A right circular can is to hold 355 $mm^3$. Find the dimensions of the radius, $r$, and height, $h$, that minimize surface area. (Problem modified from one here.)
@vars radius height real=true
@vars lambda real=true
Vol(r,h) = PI*r^2* h
SA(r,h) = 2*PI*r^2 + 2*PI*r*h
gradf = Grad(Vol(radius, height), [radius, height])
gradg = Grad(SA(radius, height), [radius, height])

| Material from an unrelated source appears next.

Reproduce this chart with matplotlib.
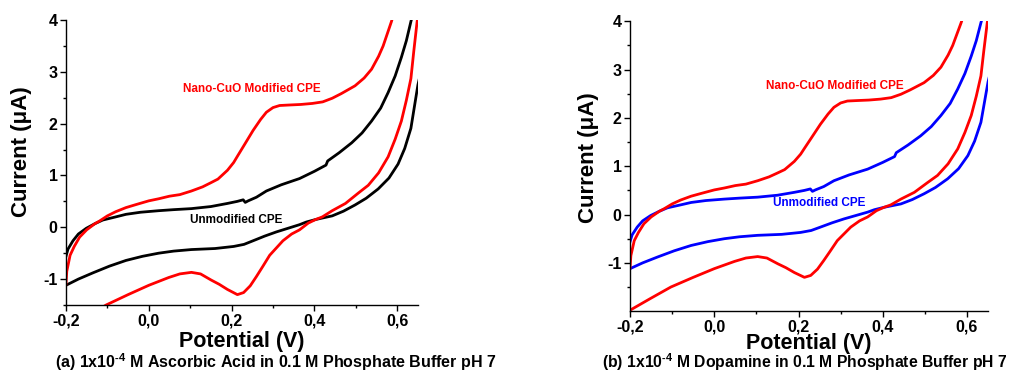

exs = gradf - lambda * gradg
push!(exs, Vol(radius,height) - 355)
solve(exs)[1]
Dict{Any,Any} with 3 entries: radius => 2^(2/3)*355^(1/3)/(2*pi^(1/3)) lambda => 2^(2/3)*355^(1/3)/(4*pi^(1/3)) height => 2^(2/3)*355^(1/3)/pi^(1/3)
(There is only one answer, so we use [1]
to display just that, as otherwise the display is not great.)
If we had solved without adding the extra constraint, we see the relationship between h
and r
more clearly:
solve(gradf - lambda * gradg)[3] # third one has answer
Dict{Any,Any} with 2 entries: radius => 0 lambda => 0
That height=2 radius
says the profile of this can is a square with height equal to the diameter.